I don't think so. The value at the origin needs to be the tangent vector to the right sloping part of the curve (the one that contains the point at the origin). On the other hand since it is smooth (or just continuous) it will be the limit of the tangent vectors to the left part of the curve (the one with the arrows). And those are not the same.

 

[martinbn]

Yes, that was actually my point. So we are basically saying that the Leminscate curve cannot be a leaf of a foliation associated with a possible 1-dimensional smooth distribution (i.e. of a smooth vector field $X$ defined on $\mathbb R^2$).

It is not a submanifold, so it cannot be an integral manifold of a vector field. On the other hand Frobenius is trivial for 1-dimensional distributions. By trivial I mean that the condition is always true in the 1D case.

 

[PeterDonis]

we are basically saying that the Leminscate curve cannot be a leaf of a foliation associated with a possible 1-dimensional smooth distribution

I'm not saying it cannot be, and you certainly have not proved it. I am just saying that the Frobenius theorem has nothing to say about the question.

 

[cianfa72]

It is not a submanifold, so it cannot be an integral manifold of a vector field.

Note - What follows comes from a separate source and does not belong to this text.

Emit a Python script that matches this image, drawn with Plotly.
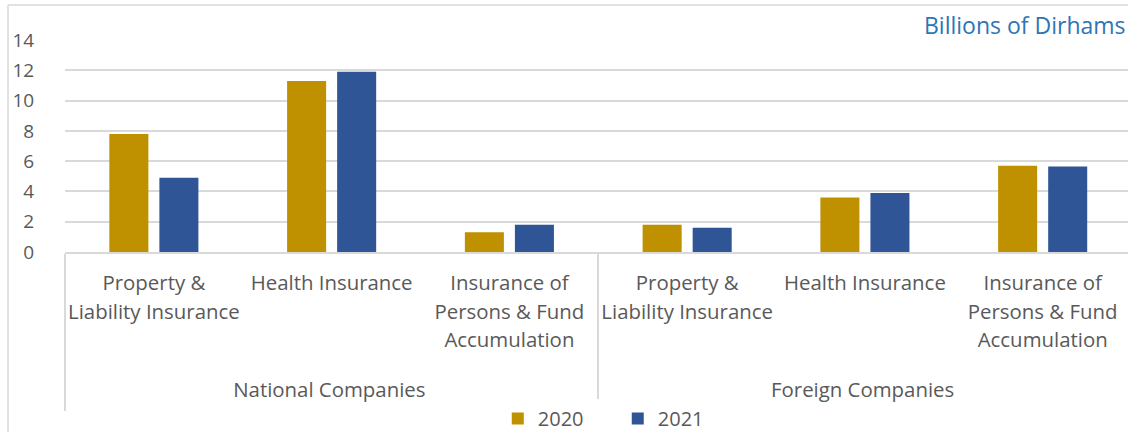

My concern is that Frobenius theorem (as stated here) involves immersed submanifolds and the Lemniscate curve is an immersed submanifold in $\mathbb R^2$.

 

[martinbn]

My concern is that Frobenius theorem (as stated here) involves immersed submanifolds and the Lemniscate curve is an immersed submanifold in $\mathbb R^2$.

I see, I still think it is not possible, because there isn't a smooth vector field that restricts to the tangent field along the curve.

 

[cianfa72]

On the other hand Frobenius is trivial for 1-dimensional distributions. By trivial I mean that the condition is always true in the 1D case.

Yes of course, for example in an 'ambient' 2D manifold whatever 1-dimensional smooth distribution given as the kernel of the one-form $\omega$ is such that $\omega \wedge d\omega$ vanishes identically.

I see, I still think it is not possible, because there isn't a smooth vector field that restricts to the tangent field along the curve.

Yes, that's my point too. The tangent vector at each point along the Lemniscate exists and is unique however, as you pointed out, there is not a smooth vector field $X$ that restricts to the tangent field along the curve.

Anyway, I believe there should be some example of immersed submanifold such that there is a smooth vector field that restricts to the tangent vector field along it.

 

[cianfa72]

I'm not saying it cannot be, and you certainly have not proved it.

Suppose there was some smooth vector field $X$ defined on $\mathbb R^2$ such that the Lemniscate curve was an integral manifold. Then if we restricted such vector field $X$ on that curve we would get the tangent vectors at each point along it. However it cannot be the case since there is not any smooth vector field that restricted to the Lemniscate gives the tangent vector at each point along it.